───── Supplied data
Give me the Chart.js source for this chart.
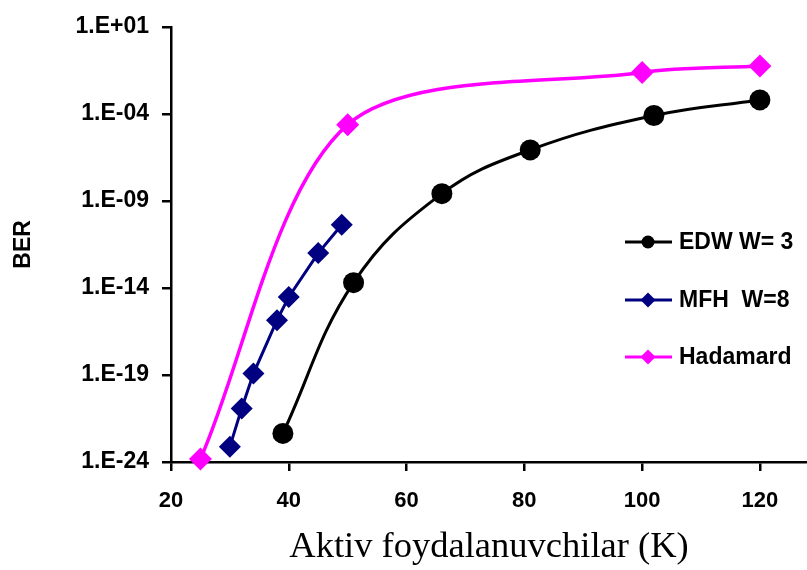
<!DOCTYPE html>
<html>
<head>
<meta charset="utf-8">
<script src="https://cdn.jsdelivr.net/npm/chart.js@4.4.0/dist/chart.umd.min.js"></script>
<style>
  html, body { margin: 0; padding: 0; background: #fff; }
  #wrap { width: 807px; height: 570px; position: relative; }
</style>
</head>
<body>
<div id="wrap"><canvas id="berChart"></canvas></div>
<script>
// values
const edwK = [39, 51, 66, 81, 102, 120];
const edwBer = [4.4e-23, 2e-14, 2.6e-9, 8.5e-7, 8e-5, 6.3e-4];
const mfhK = [30, 32, 34, 38, 40, 45, 49];
const mfhBer = [7.6e-24, 1.2e-21, 1.2e-19, 1.4e-16, 3e-15, 1e-12, 4.3e-11];
const hadK = [25, 50, 100, 120];
const hadBer = [1.5e-24, 2.4e-5, 0.024, 0.056];
const seriesNames = ['EDW W= 3', 'MFH  W=8', 'Hadamard'];
const yTickValues = [1e1, 1e-4, 1e-9, 1e-14, 1e-19, 1e-24];
const yTickLabels = ['1.E+01', '1.E-04', '1.E-09', '1.E-14', '1.E-19', '1.E-24'];
const xTickValues = [20, 40, 60, 80, 100, 120];

const toPoints = (xs, ys) => xs.map((x, i) => ({ x: x, y: ys[i] }));

function drawMarker(ctx, style, x, y, r, color) {
  ctx.fillStyle = color;
  ctx.beginPath();
  if (style === 'circle') {
    ctx.arc(x, y, r, 0, Math.PI * 2);
  } else {
    ctx.moveTo(x, y - r); ctx.lineTo(x + r, y); ctx.lineTo(x, y + r); ctx.lineTo(x - r, y);
    ctx.closePath();
  }
  ctx.fill();
}

// legend drawn inside the plot, on the right
const sideLegend = {
  id: 'sideLegend',
  afterDraw(chart) {
    const ctx = chart.ctx;
    const rows = [242, 300, 357];
    chart.data.datasets.forEach((ds, i) => {
      const y = rows[i];
      ctx.save();
      ctx.strokeStyle = ds.borderColor;
      ctx.lineWidth = 3;
      ctx.beginPath();
      ctx.moveTo(625, y);
      ctx.lineTo(672, y);
      ctx.stroke();
      drawMarker(ctx, ds.pointStyle, 648, y, ds.pointStyle === 'circle' ? 6.5 : 7.5, ds.borderColor);
      ctx.fillStyle = '#000';
      ctx.font = 'bold 23px "Liberation Sans", Arial';
      ctx.textBaseline = 'middle';
      ctx.textAlign = 'left';
      ctx.fillText(ds.label, 679, y + 1);
      ctx.restore();
    });
  }
};

new Chart(document.getElementById('berChart'), {
  type: 'line',
  data: {
    datasets: [{
      label: seriesNames[0],
      data: toPoints(edwK, edwBer),
      borderColor: '#000000',
      backgroundColor: '#000000',
      borderWidth: 3,
      pointStyle: 'circle',
      pointRadius: 10.5,
      pointBorderWidth: 0,
      tension: 0.4
    }, {
      label: seriesNames[1],
      data: toPoints(mfhK, mfhBer),
      borderColor: '#000080',
      backgroundColor: '#000080',
      borderWidth: 3,
      pointStyle: 'rectRot',
      pointRadius: 11,
      pointBorderWidth: 0,
      tension: 0
    }, {
      label: seriesNames[2],
      data: toPoints(hadK, hadBer),
      borderColor: '#ff00ff',
      backgroundColor: '#ff00ff',
      borderWidth: 3.5,
      pointStyle: 'rectRot',
      pointRadius: 11.5,
      pointBorderWidth: 0,
      tension: 0.3
    }]
  },
  options: {
    responsive: true,
    maintainAspectRatio: false,
    animation: false,
    clip: false,
    layout: { autoPadding: false, padding: { top: 26, right: 0, left: 0, bottom: 0 } },
    plugins: { legend: { display: false }, tooltip: { enabled: false } },
    scales: {
      x: {
        type: 'linear',
        min: 20,
        max: 128,
        afterBuildTicks: s => { s.ticks = xTickValues.map(v => ({ value: v })); },
        afterFit: s => { s.height = 108; s.paddingRight = 0; s.paddingLeft = 0; },
        grid: { drawOnChartArea: false, drawTicks: true, tickLength: 9, color: '#000', lineWidth: 2.5 },
        border: { display: true, color: '#000', width: 2.5 },
        ticks: { color: '#000', font: { family: 'Liberation Sans, Arial', size: 22, weight: 'bold' }, padding: 17, maxRotation: 0 },
        title: {
          display: true,
          text: 'Aktiv foydalanuvchilar (K)',
          color: '#000',
          font: { family: 'Liberation Serif, Times New Roman', size: 36.5, weight: 'normal' },
          padding: { top: 0, bottom: 1 }
        }
      },
      y: {
        type: 'logarithmic',
        min: 1e-24,
        max: 1e1,
        afterBuildTicks: s => { s.ticks = yTickValues.map(v => ({ value: v })); },
        afterFit: s => { s.width = 171; },
        grid: { drawOnChartArea: false, drawTicks: true, tickLength: 9, color: '#000', lineWidth: 2.5 },
        border: { display: true, color: '#000', width: 2.5 },
        ticks: {
          color: '#000',
          font: { family: 'Liberation Sans, Arial', size: 23, weight: 'bold' },
          padding: 13,
          callback: v => {
            const i = yTickValues.findIndex(t => Math.abs(Math.log10(t) - Math.log10(v)) < 1e-6);
            return i >= 0 ? yTickLabels[i] : '';
          }
        },
        title: {
          display: true,
          text: 'BER',
          color: '#000',
          font: { family: 'Liberation Sans, Arial', size: 23, weight: 'bold' },
          padding: { top: 10, bottom: 0 }
        }
      }
    }
  },
  plugins: [sideLegend]
});
</script>
</body>
</html>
──────────
Without the pictures, retype the whole of the material above exactly.

Give me the Chart.js source for this chart.
<!DOCTYPE html>
<html>
<head>
<meta charset="utf-8">
<script src="https://cdn.jsdelivr.net/npm/chart.js@4.4.0/dist/chart.umd.min.js"></script>
<style>
  html, body { margin: 0; padding: 0; background: #fff; }
  #wrap { width: 807px; height: 570px; position: relative; }
</style>
</head>
<body>
<div id="wrap"><canvas id="berChart"></canvas></div>
<script>
// values
const edwK = [39, 51, 66, 81, 102, 120];
const edwBer = [4.4e-23, 2e-14, 2.6e-9, 8.5e-7, 8e-5, 6.3e-4];
const mfhK = [30, 32, 34, 38, 40, 45, 49];
const mfhBer = [7.6e-24, 1.2e-21, 1.2e-19, 1.4e-16, 3e-15, 1e-12, 4.3e-11];
const hadK = [25, 50, 100, 120];
const hadBer = [1.5e-24, 2.4e-5, 0.024, 0.056];
const seriesNames = ['EDW W= 3', 'MFH  W=8', 'Hadamard'];
const yTickValues = [1e1, 1e-4, 1e-9, 1e-14, 1e-19, 1e-24];
const yTickLabels = ['1.E+01', '1.E-04', '1.E-09', '1.E-14', '1.E-19', '1.E-24'];
const xTickValues = [20, 40, 60, 80, 100, 120];

const toPoints = (xs, ys) => xs.map((x, i) => ({ x: x, y: ys[i] }));

function drawMarker(ctx, style, x, y, r, color) {
  ctx.fillStyle = color;
  ctx.beginPath();
  if (style === 'circle') {
    ctx.arc(x, y, r, 0, Math.PI * 2);
  } else {
    ctx.moveTo(x, y - r); ctx.lineTo(x + r, y); ctx.lineTo(x, y + r); ctx.lineTo(x - r, y);
    ctx.closePath();
  }
  ctx.fill();
}

// legend drawn inside the plot, on the right
const sideLegend = {
  id: 'sideLegend',
  afterDraw(chart) {
    const ctx = chart.ctx;
    const rows = [242, 300, 357];
    chart.data.datasets.forEach((ds, i) => {
      const y = rows[i];
      ctx.save();
      ctx.strokeStyle = ds.borderColor;
      ctx.lineWidth = 3;
      ctx.beginPath();
      ctx.moveTo(625, y);
      ctx.lineTo(672, y);
      ctx.stroke();
      drawMarker(ctx, ds.pointStyle, 648, y, ds.pointStyle === 'circle' ? 6.5 : 7.5, ds.borderColor);
      ctx.fillStyle = '#000';
      ctx.font = 'bold 23px "Liberation Sans", Arial';
      ctx.textBaseline = 'middle';
      ctx.textAlign = 'left';
      ctx.fillText(ds.label, 679, y + 1);
      ctx.restore();
    });
  }
};

new Chart(document.getElementById('berChart'), {
  type: 'line',
  data: {
    datasets: [{
      label: seriesNames[0],
      data: toPoints(edwK, edwBer),
      borderColor: '#000000',
      backgroundColor: '#000000',
      borderWidth: 3,
      pointStyle: 'circle',
      pointRadius: 10.5,
      pointBorderWidth: 0,
      tension: 0.4
    }, {
      label: seriesNames[1],
      data: toPoints(mfhK, mfhBer),
      borderColor: '#000080',
      backgroundColor: '#000080',
      borderWidth: 3,
      pointStyle: 'rectRot',
      pointRadius: 11,
      pointBorderWidth: 0,
      tension: 0
    }, {
      label: seriesNames[2],
      data: toPoints(hadK, hadBer),
      borderColor: '#ff00ff',
      backgroundColor: '#ff00ff',
      borderWidth: 3.5,
      pointStyle: 'rectRot',
      pointRadius: 11.5,
      pointBorderWidth: 0,
      tension: 0.3
    }]
  },
  options: {
    responsive: true,
    maintainAspectRatio: false,
    animation: false,
    clip: false,
    layout: { autoPadding: false, padding: { top: 26, right: 0, left: 0, bottom: 0 } },
    plugins: { legend: { display: false }, tooltip: { enabled: false } },
    scales: {
      x: {
        type: 'linear',
        min: 20,
        max: 128,
        afterBuildTicks: s => { s.ticks = xTickValues.map(v => ({ value: v })); },
        afterFit: s => { s.height = 108; s.paddingRight = 0; s.paddingLeft = 0; },
        grid: { drawOnChartArea: false, drawTicks: true, tickLength: 9, color: '#000', lineWidth: 2.5 },
        border: { display: true, color: '#000', width: 2.5 },
        ticks: { color: '#000', font: { family: 'Liberation Sans, Arial', size: 22, weight: 'bold' }, padding: 17, maxRotation: 0 },
        title: {
          display: true,
          text: 'Aktiv foydalanuvchilar (K)',
          color: '#000',
          font: { family: 'Liberation Serif, Times New Roman', size: 36.5, weight: 'normal' },
          padding: { top: 0, bottom: 1 }
        }
      },
      y: {
        type: 'logarithmic',
        min: 1e-24,
        max: 1e1,
        afterBuildTicks: s => { s.ticks = yTickValues.map(v => ({ value: v })); },
        afterFit: s => { s.width = 171; },
        grid: { drawOnChartArea: false, drawTicks: true, tickLength: 9, color: '#000', lineWidth: 2.5 },
        border: { display: true, color: '#000', width: 2.5 },
        ticks: {
          color: '#000',
          font: { family: 'Liberation Sans, Arial', size: 23, weight: 'bold' },
          padding: 13,
          callback: v => {
            const i = yTickValues.findIndex(t => Math.abs(Math.log10(t) - Math.log10(v)) < 1e-6);
            return i >= 0 ? yTickLabels[i] : '';
          }
        },
        title: {
          display: true,
          text: 'BER',
          color: '#000',
          font: { family: 'Liberation Sans, Arial', size: 23, weight: 'bold' },
          padding: { top: 10, bottom: 0 }
        }
      }
    }
  },
  plugins: [sideLegend]
});
</script>
</body>
</html>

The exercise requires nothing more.